- 'Rodney'of the 'Armada'/'Conquestadore'/'Vangeur' class (1806)

History

United Kingdom
- Name: Rodney
- Ordered: 13 July 1807
- Builder: Frances Barnard, Deptford Dockyard
- Laid down: March 1808
- Launched: 8 December 1809
- Commissioned: February 1810
- Fate: Sold, 8 September 1836

General characteristics (as built)
- Class & type: Vengeur-class ship of the line
- Tons burthen: 1,754 (bm)
- Length: 176 ft 5 in (53.8 m) (gundeck)
- Beam: 47 ft 7 in (14.5 m)
- Draught: 17 ft 8 in (5.4 m) (light)
- Depth of hold: 21 ft (6.4 m)
- Sail plan: Full-rigged ship
- Complement: 590
- Armament: 74 muzzle-loading, smoothbore guns; Gundeck: 28 × 32 pdr guns; Upper deck: 28 × 18 pdr guns; Quarterdeck: 4 × 12 pdr guns + 10 × 32 pdr carronades; Forecastle: 2 × 12 pdr guns + 2 × 32 pdr carronades;

= HMS Rodney (1809) =

Vengeur-class ship of the line

HMS Rodney was a 74-gun third rate built for the Royal Navy in the first decade of the 19th century. Completed in 1810, she played a minor role in the Napoleonic Wars. She sometimes served as a flagship.
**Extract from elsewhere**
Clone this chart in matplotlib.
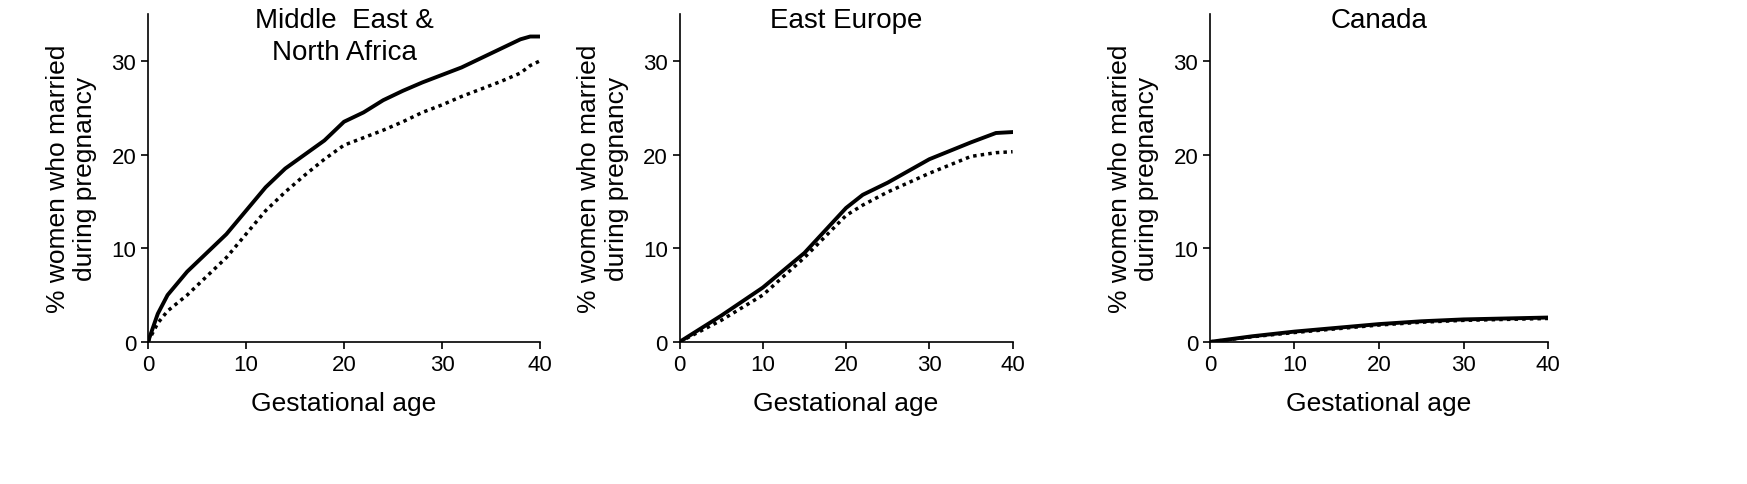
import matplotlib
matplotlib.use('Agg')
import matplotlib.pyplot as plt

plt.rcParams['font.family'] = ['Liberation Sans', 'DejaVu Sans']

titles = ['Middle  East &\nNorth Africa', 'East Europe', 'Canada']

# gestational age (weeks) and % married
mena_x = [0, 1, 2, 4, 6, 8, 10, 12, 14, 16, 18, 20, 22, 24, 26, 28, 30, 32, 34, 36, 38, 39, 40]
mena_solid = [0, 3, 5, 7.5, 9.5, 11.5, 14, 16.5, 18.5, 20, 21.5, 23.5, 24.5, 25.8, 26.8, 27.7, 28.5, 29.3, 30.3, 31.3, 32.3, 32.6, 32.6]
mena_dot = [0, 2, 3.3, 5, 7, 9, 11.5, 14, 16, 17.8, 19.5, 21, 21.8, 22.6, 23.5, 24.5, 25.3, 26.2, 27, 27.8, 28.7, 29.5, 30]

ee_x = [0, 5, 10, 15, 20, 22, 25, 30, 35, 38, 40]
ee_solid = [0, 2.8, 5.8, 9.5, 14.3, 15.7, 17, 19.5, 21.3, 22.3, 22.4]
ee_dot = [0, 2.3, 5, 9, 13.5, 14.6, 16, 18, 19.8, 20.2, 20.3]

ca_x = [0, 5, 10, 15, 20, 25, 30, 35, 40]
ca_solid = [0, 0.6, 1.1, 1.5, 1.9, 2.2, 2.4, 2.5, 2.6]
ca_dot = [0, 0.55, 1.0, 1.4, 1.8, 2.1, 2.3, 2.4, 2.5]

data = [(mena_x, mena_solid, mena_dot), (ee_x, ee_solid, ee_dot), (ca_x, ca_solid, ca_dot)]
lefts = [0.0847, 0.389, 0.6926]
widths = [0.2244, 0.1906, 0.1935]

fig = plt.figure(figsize=(17.47, 4.85), dpi=100)
for i in range(3):
    ax = fig.add_axes([lefts[i], 0.293, widths[i], 0.676])
    x, s, d = data[i]
    ax.plot(x, d, color='black', lw=2.5, ls=(0, (1, 1.2)))
    ax.plot(x, s, color='black', lw=2.8)
    ax.set_xlim(0, 40)
    ax.set_ylim(0, 35)
    ax.set_xticks([0, 10, 20, 30, 40])
    ax.set_yticks([0, 10, 20, 30])
    ax.tick_params(labelsize=16, length=5, width=1.2)
    for side in ['top', 'right']:
        ax.spines[side].set_visible(False)
    for side in ['left', 'bottom']:
        ax.spines[side].set_linewidth(1.2)
    ax.set_xlabel('Gestational age', fontsize=19, labelpad=12)
    ax.set_ylabel('% women who married\nduring pregnancy', fontsize=19, labelpad=10)
    ax.text(0.5, 1.02, titles[i], transform=ax.transAxes, ha='center', va='top',
            fontsize=20, linespacing=1.3)

fig.savefig('out.png', dpi=100)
The Dockyard was suffering from a shortage of seasoned timber at the time Rodney was being built. In consequence the hull was built from unseasoned wood which quickly shrank and rotted when exposed to seawater. After just three years at sea all of the hull fastenings had given way and Rodney was returned to Deptford for decommissioning.

In 1827 she was reduced to a 50-gun ship, and in 1836 Rodney was sold out of the Navy.

In commercial service, Rodney collided with the British paddle steamer at Havana, Cuba, on 11 October 1846, destroying her pinnace, and was driven ashore.